Bene, che cosa viene fuori da questi incontri? Che mentre Renzi annuncia un piano da 35-45 miliardi per tagliare le tasse, Poletti dice che sarebbe già un miracolo trovare un miliardo e mezzo in tre anni per i poveri. E questo dopo che lo stesso ministro aveva giudicato ragionevole la proposta dell’Alleanza che propone l’introduzione in Italia — unico Paese in Europa oltre la Grecia a non avere uno strumento universale di lotta alla povertà — del REIS, il "Reddito di inclusione sociale", per quei 4,1 milioni di italiani che si trovano in povertà assoluta. Secondo l’Alleanza, per assicurare il reddito sufficiente a uscire da questa condizione, il governo dovrebbe stanziare a regime 7 miliardi l’anno.
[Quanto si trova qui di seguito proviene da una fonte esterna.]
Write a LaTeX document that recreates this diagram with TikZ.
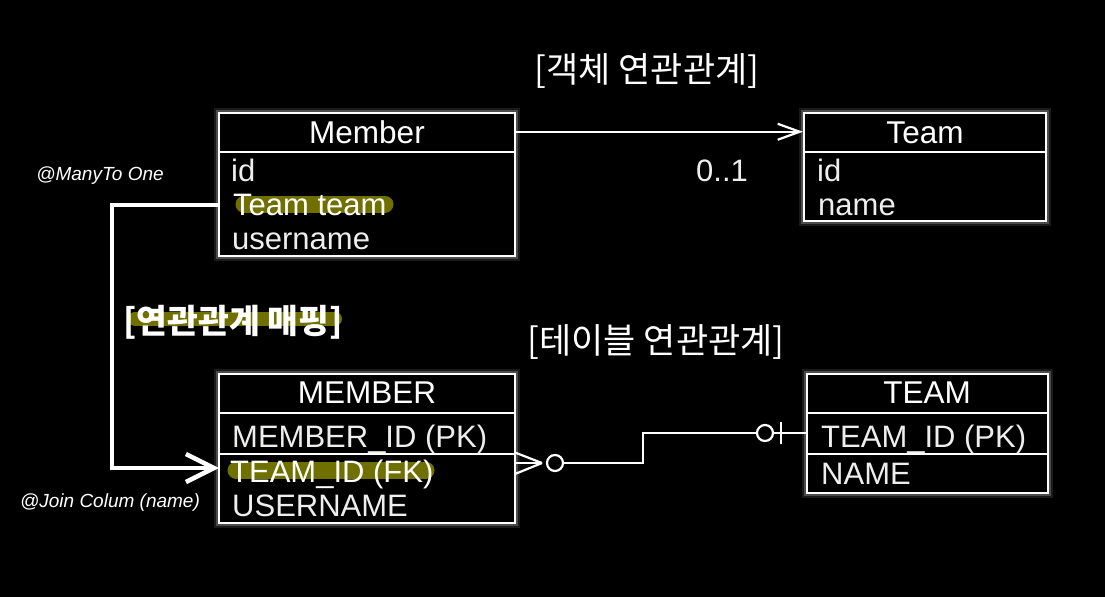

Ma intanto, suggerisce la proposta consegnata al governo, si potrebbe cominciare con 1,8 miliardi nel 2016 per soccorrere i più disperati e poi coprire l’intera platea nel giro di 4 anni. Ovviamente, secondo un approccio non meramente assistenziale, il sostegno non dovrebbe trasferire solo denaro, ma anche servizi, ed essere sottoposto, come si dice, alla «prova dei mezzi», per evitare cioè che vada agli evasori (si può ricorrere all’ISEE e a tutti gli incroci di banche dati oggi possibili), e subordinato a un comportamento attivo dei beneficiari (accettazione di percorsi di reinserimento sociale per sé e i figli).
Allo stesso tempo, il presidente dell’Inps insiste nel proporre un «sostegno per l’inclusione attiva» per le persone che hanno più di 55 anni perché sono quelle, spiega Tito Boeri dal suo osservatorio, più penalizzate dalla crisi, nel senso che quando perdono il lavoro difficilmente ne trovano un altro, ma neppure hanno l’età per andare in pensione. L’economista, ha spiegato ieri in un’intervista al Mattino, che le risorse si potrebbero trovare nell’ambito delle politiche gestite dallo stesso Inps, dato che «ci sono molte prestazioni assistenziali oggi appannaggio del 30% più ricco della popolazione» e che «su 100 euro di spesa sociale solo 3 euro vanno ai più poveri». Se è così — e il presidente dell’Inps non avrà difficoltà a fornire tutti gli elementi per una valutazione approfondita — non dovrebbe essere difficile trovare quel miliardo e 800 milioni per partire con il REIS e cominciare a coprire l’intera platea della povertà assoluta. Basta che Lavoro, Inps e Tesoro si siedano attorno allo stesso tavolo e collaborino. Se davvero questa è una priorità del governo.